1.1.1 Geschichte und Geographie von Hägglingen
Hägglingen liegt auf einer Endmoräne des Reussgletschers, der sich in der Würmeiszeit (vor etwa 150'000 bis 10'000 Jahren) im heutigen Kanton Aargau bis etwa nach Othmarsingen erstreckte. ¹⁰ Die Schmelzwasser flossen einerseits über Hägglingen bis nach Wohlenschwil und andererseits über Ammerswil in Richtung Lenzburg.
Es finden sich nur spärliche Spuren aus römischer Besatzungszeit. Die nächste turmbewehrte, römische Niederlassung befand sich in Lenzburg. Hägglingen war durchwegs mit Wald bedeckt, der ab dem 7. Jahrhundert von den einrückenden Alemannen teilweise gerodet wurde¹¹.

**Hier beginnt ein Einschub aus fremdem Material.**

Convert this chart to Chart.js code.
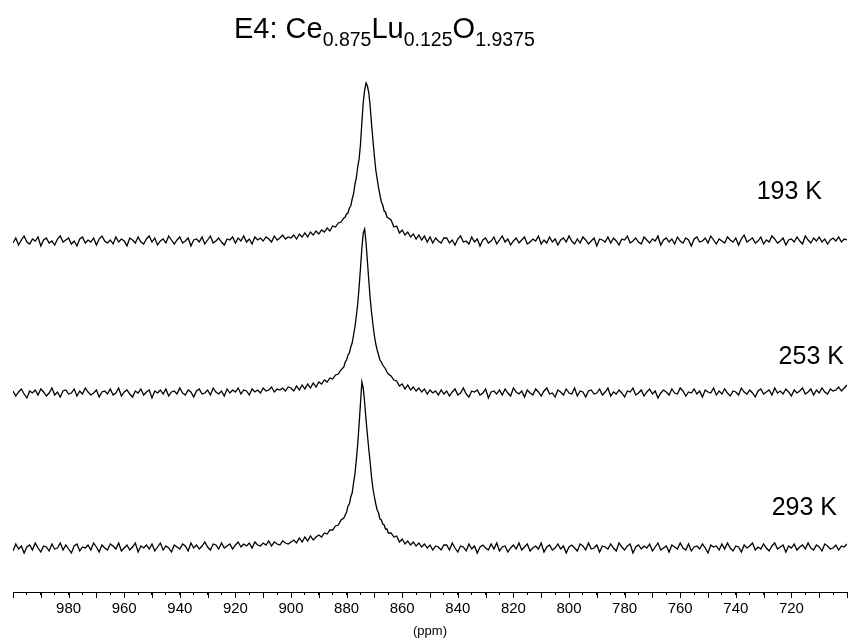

Der Name Hägglingen stammt aus dem Alemannischen, im Althochdeutsch bedeutete «Hag» Hain oder göttergeheiligter Wald. Hägglingen bedeutet also «Hof der Nachkommen Hackilo’s der beim Haine wohnte».¹² Einen starken Einwanderungsschub von nördlich des Rheins gab es nochmals im 9. Jahrhundert.
Missionare wie die Mönche aus Säckingen, die sich in Staufen und Lenzburg niederliessen, und die Chorherren aus Basel, Solothurn und Zürich begannen im frühen Mittelalter mit dem Bau von Kirchen. In Hägglingen wurde im Jahr 970 die erste Kirche in Holzbauweise erbaut.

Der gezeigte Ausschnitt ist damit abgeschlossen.